Parameters are the learnable floating-point numbers — weights and biases — that define a neural network's behaviour. In a transformer LLM, they are distributed across token embedding matrices, multi-head attention projection matrices (Q, K, V, O), and feed-forward network layers. They encode compressed statistical associations between tokens learned during training, not explicit facts or rules.
How to think about it
When someone says “a 70-billion-parameter model,” they mean the neural network contains 70 billion individual floating-point numbers that were learned during training. These numbers collectively determine what the model outputs for any given input.
Where the parameters live in a transformer
A transformer decoder block has four main parameter groups:
1. Token embeddings — a matrix of shape [vocab size x embedding dimension]. Each row is a learned vector representation for one vocabulary token. For a 50,000-token vocabulary with embedding dimension 4096, this matrix alone holds 200 million parameters.

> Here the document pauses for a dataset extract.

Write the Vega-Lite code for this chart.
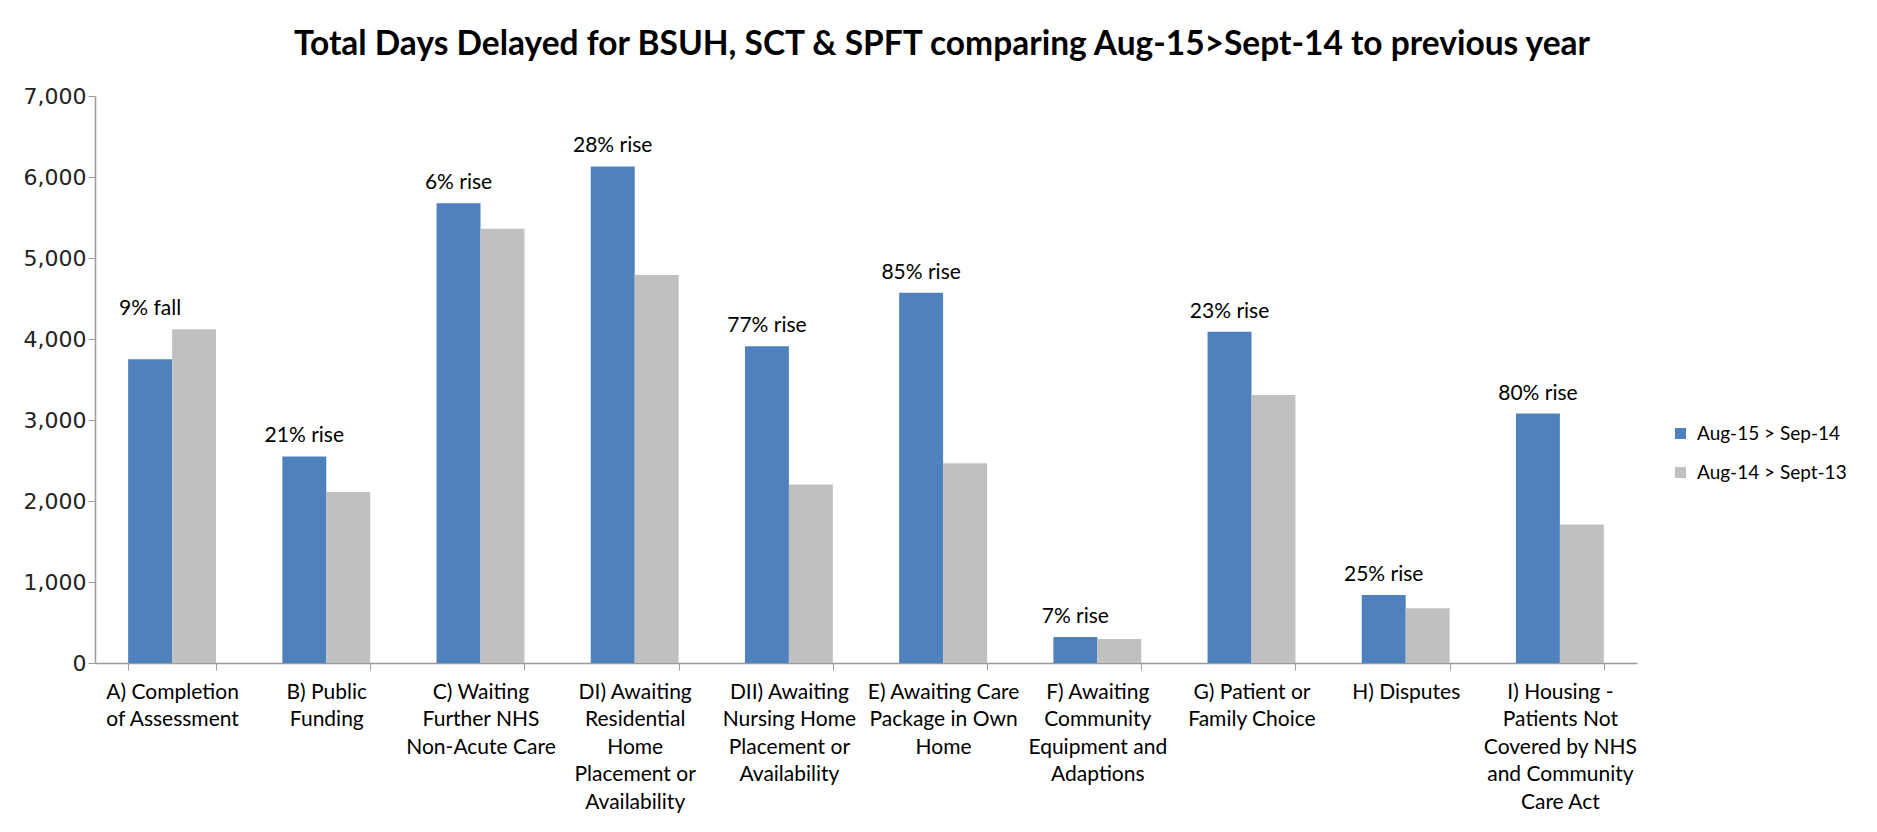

2. Attention projections — for each layer and each attention head, four weight matrices project the token embedding into query (Q), key (K), value (V), and output (O) spaces. These capture which tokens should attend to which others.
3. Feed-forward network (FFN) — two large linear layers with a non-linearity between them. In most architectures the inner dimension is 4x the embedding dimension. This is often where the bulk of parameters reside: two-thirds of GPT-2’s parameters are in FFN layers.

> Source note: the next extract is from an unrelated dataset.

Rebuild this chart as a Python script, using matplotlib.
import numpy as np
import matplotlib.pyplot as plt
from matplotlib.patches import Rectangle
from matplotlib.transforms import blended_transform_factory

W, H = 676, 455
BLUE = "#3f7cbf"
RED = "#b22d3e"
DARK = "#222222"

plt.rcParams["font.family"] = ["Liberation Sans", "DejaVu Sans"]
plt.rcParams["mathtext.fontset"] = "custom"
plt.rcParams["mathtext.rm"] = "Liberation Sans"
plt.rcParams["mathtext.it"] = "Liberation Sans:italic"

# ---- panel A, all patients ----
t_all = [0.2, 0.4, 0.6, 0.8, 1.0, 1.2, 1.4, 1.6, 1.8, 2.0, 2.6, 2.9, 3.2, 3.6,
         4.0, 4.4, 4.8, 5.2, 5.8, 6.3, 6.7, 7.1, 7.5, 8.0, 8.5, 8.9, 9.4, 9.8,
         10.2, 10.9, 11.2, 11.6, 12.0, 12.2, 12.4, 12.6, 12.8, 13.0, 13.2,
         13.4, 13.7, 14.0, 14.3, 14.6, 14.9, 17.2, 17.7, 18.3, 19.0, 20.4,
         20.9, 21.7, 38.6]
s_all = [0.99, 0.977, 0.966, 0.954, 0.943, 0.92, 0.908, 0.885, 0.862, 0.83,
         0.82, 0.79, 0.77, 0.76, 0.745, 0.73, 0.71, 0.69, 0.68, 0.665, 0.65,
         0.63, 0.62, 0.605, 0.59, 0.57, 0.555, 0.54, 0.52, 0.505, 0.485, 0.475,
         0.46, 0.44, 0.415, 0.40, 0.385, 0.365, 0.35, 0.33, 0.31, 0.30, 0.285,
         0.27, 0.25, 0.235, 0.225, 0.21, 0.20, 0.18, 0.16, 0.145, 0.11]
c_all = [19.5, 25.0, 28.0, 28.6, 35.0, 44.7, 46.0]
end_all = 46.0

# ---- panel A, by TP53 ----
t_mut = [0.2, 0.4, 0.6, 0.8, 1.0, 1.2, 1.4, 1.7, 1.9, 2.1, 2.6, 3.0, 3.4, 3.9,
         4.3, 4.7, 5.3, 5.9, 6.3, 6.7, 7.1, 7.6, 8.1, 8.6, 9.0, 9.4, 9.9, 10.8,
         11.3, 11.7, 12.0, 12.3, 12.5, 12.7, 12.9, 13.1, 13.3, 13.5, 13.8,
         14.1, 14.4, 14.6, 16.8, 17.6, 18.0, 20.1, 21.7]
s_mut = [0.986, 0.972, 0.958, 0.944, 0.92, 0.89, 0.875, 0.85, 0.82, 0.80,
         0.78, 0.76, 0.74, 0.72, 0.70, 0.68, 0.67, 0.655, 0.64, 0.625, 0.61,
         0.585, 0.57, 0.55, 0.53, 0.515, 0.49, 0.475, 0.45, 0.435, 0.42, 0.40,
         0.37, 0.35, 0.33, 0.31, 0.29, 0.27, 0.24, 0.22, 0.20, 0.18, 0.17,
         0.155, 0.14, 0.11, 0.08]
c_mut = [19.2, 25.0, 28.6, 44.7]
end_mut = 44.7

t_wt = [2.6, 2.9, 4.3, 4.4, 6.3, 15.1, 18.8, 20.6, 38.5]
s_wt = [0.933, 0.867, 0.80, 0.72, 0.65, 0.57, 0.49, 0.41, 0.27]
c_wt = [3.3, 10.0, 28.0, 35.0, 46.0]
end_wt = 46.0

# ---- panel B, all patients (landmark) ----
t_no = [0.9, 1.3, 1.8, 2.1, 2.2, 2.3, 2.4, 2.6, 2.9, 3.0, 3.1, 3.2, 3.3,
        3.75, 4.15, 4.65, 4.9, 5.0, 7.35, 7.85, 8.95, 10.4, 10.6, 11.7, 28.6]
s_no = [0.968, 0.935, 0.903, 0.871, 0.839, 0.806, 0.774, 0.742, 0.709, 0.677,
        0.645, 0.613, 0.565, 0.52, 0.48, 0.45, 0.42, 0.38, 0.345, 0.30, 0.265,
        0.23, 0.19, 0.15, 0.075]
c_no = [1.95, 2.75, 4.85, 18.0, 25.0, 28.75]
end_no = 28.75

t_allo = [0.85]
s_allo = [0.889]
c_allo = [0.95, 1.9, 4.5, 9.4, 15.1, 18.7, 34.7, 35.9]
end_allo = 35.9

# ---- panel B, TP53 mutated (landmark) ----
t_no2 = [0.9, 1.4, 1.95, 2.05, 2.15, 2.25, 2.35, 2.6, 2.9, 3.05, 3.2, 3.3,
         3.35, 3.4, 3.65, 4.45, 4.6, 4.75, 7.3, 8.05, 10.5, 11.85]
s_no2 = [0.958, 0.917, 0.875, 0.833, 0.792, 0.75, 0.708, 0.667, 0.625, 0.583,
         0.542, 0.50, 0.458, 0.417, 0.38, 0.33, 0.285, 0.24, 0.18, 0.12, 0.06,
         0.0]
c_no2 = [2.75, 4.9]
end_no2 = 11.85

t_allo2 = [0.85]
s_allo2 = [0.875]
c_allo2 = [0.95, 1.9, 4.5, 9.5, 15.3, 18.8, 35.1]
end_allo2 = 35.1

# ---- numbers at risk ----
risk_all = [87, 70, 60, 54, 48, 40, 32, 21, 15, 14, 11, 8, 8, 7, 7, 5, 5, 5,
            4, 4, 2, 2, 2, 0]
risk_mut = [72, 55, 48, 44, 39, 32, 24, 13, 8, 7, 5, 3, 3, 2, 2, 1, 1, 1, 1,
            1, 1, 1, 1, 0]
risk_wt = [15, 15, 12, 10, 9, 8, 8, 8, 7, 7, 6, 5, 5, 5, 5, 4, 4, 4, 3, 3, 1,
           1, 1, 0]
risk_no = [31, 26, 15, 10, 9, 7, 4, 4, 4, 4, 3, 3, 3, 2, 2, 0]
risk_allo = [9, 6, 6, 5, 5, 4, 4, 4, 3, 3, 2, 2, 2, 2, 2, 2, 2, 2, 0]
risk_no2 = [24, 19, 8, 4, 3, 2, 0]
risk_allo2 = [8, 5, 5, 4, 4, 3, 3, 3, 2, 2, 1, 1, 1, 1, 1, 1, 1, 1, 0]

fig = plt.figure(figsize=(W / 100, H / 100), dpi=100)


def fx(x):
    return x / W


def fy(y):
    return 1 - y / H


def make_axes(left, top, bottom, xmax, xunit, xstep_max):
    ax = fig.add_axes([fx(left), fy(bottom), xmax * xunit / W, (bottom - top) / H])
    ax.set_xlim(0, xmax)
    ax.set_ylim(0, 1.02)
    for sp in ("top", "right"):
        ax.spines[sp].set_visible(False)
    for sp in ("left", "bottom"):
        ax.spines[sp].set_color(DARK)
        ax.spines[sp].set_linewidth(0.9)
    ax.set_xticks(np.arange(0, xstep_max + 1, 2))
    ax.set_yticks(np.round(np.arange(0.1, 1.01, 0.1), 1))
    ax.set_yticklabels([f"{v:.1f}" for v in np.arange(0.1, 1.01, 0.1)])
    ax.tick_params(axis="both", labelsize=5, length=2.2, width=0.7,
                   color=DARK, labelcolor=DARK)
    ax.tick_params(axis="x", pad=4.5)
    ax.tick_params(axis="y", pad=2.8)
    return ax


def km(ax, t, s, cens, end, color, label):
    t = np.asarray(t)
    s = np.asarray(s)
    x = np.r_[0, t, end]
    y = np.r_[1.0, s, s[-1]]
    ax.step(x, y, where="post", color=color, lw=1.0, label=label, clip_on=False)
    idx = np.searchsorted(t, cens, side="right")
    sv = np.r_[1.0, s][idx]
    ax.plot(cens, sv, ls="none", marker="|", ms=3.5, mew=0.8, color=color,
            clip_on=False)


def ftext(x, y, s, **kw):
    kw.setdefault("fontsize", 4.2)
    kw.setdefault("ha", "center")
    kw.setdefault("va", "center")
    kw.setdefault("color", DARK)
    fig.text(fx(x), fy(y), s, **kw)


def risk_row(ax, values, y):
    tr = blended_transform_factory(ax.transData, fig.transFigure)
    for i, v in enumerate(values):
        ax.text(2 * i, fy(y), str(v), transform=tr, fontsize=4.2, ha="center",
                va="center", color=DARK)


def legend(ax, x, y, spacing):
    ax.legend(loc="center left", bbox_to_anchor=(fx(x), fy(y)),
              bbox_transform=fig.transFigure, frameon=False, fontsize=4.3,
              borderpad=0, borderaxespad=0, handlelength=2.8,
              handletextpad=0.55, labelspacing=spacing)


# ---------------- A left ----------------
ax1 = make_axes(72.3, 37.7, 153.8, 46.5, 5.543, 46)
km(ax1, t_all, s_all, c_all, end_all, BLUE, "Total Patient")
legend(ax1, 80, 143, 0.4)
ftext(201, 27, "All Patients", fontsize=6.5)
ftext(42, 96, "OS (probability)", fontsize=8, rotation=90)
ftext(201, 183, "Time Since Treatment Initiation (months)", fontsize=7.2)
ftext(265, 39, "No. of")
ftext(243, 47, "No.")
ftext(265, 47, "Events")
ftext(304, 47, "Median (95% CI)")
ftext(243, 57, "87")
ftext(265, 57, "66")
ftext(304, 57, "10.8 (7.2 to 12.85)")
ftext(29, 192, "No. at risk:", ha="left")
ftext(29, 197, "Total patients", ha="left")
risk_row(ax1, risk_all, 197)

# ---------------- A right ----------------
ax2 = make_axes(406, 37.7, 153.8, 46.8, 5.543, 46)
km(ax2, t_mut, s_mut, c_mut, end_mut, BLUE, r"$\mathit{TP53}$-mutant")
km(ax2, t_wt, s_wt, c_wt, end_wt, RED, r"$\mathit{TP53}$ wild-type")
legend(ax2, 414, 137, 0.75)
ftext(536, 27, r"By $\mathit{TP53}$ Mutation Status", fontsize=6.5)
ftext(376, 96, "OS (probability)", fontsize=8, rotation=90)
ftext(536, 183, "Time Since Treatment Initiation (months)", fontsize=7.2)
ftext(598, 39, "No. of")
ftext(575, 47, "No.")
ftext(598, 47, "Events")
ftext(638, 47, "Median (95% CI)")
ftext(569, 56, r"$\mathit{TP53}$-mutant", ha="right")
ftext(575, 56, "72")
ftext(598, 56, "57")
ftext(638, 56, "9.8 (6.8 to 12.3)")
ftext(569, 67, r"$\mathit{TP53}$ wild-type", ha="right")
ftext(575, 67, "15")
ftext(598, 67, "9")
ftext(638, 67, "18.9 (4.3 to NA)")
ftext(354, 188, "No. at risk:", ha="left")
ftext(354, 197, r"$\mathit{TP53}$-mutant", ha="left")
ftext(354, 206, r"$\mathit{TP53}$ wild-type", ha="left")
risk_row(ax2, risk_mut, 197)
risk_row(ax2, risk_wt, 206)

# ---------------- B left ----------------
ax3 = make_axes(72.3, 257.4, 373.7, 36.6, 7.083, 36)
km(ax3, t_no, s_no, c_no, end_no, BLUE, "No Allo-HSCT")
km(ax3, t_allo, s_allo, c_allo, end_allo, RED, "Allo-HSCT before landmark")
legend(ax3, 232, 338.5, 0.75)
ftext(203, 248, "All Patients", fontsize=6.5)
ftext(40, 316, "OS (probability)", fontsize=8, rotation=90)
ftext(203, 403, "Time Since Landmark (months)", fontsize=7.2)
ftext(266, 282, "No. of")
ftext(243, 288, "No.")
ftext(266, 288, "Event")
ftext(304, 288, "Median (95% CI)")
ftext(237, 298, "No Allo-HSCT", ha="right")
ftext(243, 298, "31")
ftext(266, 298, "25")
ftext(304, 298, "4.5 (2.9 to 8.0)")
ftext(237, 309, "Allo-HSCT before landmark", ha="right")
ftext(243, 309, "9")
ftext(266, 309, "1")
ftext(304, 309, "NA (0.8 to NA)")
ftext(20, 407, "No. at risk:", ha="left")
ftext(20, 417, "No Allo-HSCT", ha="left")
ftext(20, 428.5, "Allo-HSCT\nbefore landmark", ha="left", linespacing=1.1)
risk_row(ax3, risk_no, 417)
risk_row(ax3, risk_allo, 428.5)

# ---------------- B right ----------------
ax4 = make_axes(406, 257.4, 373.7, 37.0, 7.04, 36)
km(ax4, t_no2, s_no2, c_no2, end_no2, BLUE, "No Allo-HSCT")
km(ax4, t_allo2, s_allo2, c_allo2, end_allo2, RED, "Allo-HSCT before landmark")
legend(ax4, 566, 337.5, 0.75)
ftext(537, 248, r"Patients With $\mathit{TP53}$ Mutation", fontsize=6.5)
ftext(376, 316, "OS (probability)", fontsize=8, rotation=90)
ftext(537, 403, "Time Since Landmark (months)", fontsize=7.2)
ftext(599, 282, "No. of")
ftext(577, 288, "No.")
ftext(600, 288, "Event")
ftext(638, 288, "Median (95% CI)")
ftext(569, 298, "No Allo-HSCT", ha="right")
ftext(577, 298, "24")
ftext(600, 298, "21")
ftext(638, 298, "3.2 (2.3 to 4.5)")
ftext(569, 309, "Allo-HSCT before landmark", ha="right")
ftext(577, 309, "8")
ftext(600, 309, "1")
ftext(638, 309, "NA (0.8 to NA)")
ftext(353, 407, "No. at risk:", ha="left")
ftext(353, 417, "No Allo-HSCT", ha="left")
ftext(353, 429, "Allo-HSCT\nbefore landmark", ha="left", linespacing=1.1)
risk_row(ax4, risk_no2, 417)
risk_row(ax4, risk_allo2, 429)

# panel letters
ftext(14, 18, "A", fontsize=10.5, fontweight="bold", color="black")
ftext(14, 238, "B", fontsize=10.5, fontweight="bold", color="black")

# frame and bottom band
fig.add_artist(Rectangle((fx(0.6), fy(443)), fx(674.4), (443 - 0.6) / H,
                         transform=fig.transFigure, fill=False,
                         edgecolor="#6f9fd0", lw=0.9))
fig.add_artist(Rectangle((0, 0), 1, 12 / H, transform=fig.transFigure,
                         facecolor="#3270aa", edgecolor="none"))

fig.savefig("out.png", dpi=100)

4. Layer norm and biases — small by comparison but present in each layer.
What parameters actually store
Parameters are not a lookup table of facts. They are weights that transform one vector into another in a composition of matrix multiplications. Factual associations are distributed across millions of weights — there is no single weight that “stores” the capital of France. This distributional encoding is why:
- The model can generalise to novel phrasings.
- It is hard to surgically edit a single fact without affecting others.
- Catastrophic forgetting occurs when fine-tuning overwrites widely distributed weights.
Parameter count and memory
At fp16 (2 bytes per parameter), a 7B-parameter model requires ~14 GB of GPU memory just for weights — before accounting for activations, KV cache, and optimizer states.
memory (GB) ≈ params (B) × bytes_per_param / 1e9
7B model @ fp16: 7 × 2 = 14 GB